Rice’s recent remarks are not the only time she has shown disdain for our ally and obtuseness about the Iran threat. Last December, she was an early and forceful advocate of what Sen. Robert Menendez (D-N.J.) has called “Tehran’s talking points,” namely the claim that sanctions conditioned on not reaching a deal would wreck the talks.
The president’s actions only serve to undermine his claim to be looking after the security interests of the United States and Israel. Once again we see the degree of animus that now drives his decision-making. But mostly, he’s once again made AIPAC something of a mockery. The most visible pro-Israel Jewish group extended an open invitation and this is whom the White House sends? Cannot it push back? Sound dismayed? Its fixation with “bipartisanship” and reluctance to criticize the president publicly risks turning the organization into a doormat. It continues to give refuge to the president when he acts in ways that are contrary to Israel’s security and to U.S.-Israel security. Presumably Rice will be given an effusive introduction. It is a sorry spectacle raising the question: Has AIPAC outlived its usefulness?
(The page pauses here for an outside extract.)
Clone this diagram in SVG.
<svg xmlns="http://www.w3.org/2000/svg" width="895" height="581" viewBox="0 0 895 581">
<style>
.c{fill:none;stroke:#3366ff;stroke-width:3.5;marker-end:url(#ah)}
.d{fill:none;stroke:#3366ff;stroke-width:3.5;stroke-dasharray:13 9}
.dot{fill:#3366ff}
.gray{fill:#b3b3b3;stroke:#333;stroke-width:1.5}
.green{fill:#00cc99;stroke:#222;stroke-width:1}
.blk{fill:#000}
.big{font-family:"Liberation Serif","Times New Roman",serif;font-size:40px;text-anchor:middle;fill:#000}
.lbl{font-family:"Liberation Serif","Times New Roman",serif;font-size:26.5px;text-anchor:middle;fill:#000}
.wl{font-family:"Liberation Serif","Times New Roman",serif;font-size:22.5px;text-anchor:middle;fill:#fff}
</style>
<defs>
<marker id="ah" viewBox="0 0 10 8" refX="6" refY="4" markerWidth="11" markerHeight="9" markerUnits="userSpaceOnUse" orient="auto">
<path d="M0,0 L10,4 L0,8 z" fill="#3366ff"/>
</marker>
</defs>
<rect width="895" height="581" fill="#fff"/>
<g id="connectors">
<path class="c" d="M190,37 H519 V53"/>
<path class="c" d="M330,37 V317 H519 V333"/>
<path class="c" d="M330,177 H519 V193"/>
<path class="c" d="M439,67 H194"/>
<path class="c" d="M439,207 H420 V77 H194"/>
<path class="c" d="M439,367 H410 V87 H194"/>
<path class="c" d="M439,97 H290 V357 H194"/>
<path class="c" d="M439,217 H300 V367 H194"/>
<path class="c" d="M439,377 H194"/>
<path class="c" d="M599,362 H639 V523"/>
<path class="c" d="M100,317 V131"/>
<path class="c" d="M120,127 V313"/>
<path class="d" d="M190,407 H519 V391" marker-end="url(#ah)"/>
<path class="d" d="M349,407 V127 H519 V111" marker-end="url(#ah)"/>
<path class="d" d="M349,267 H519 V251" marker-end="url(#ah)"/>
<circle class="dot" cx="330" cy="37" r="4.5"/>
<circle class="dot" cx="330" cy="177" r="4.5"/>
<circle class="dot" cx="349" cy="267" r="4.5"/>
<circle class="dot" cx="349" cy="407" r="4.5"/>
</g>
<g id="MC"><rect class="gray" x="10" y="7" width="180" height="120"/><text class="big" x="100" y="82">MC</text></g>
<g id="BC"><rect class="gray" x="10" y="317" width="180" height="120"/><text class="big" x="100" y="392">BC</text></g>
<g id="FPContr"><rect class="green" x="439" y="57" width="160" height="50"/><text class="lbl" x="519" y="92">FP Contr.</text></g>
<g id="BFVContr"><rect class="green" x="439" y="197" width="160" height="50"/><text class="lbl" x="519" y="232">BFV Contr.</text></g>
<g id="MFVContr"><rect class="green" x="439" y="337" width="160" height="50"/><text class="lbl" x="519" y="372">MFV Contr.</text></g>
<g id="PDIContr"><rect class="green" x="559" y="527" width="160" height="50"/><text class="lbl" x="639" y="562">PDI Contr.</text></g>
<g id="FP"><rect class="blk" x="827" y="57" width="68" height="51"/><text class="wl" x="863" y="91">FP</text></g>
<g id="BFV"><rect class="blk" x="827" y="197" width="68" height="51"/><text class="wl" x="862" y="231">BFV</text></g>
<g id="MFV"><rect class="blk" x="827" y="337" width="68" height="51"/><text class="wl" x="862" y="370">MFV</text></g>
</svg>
Certainly it is entirely unequipped to deal with an administration this hostile to Israel and with self-proclaimed friends of Israel on the Democratic side who nevertheless put partisan loyalty above national security concerns. It will be interesting to see how AIPAC’s members greet Rice – and whether some decline to attend or walk out. More important, it will be interesting to see whether AIPAC officials point the finger at the administration, directly criticize its give-away to Iran, decry its smearing the prime minister and call for Democrats to put aside partisanship and join with Republicans determined to prevent a debacle of historic proportions. Really, what are they waiting for?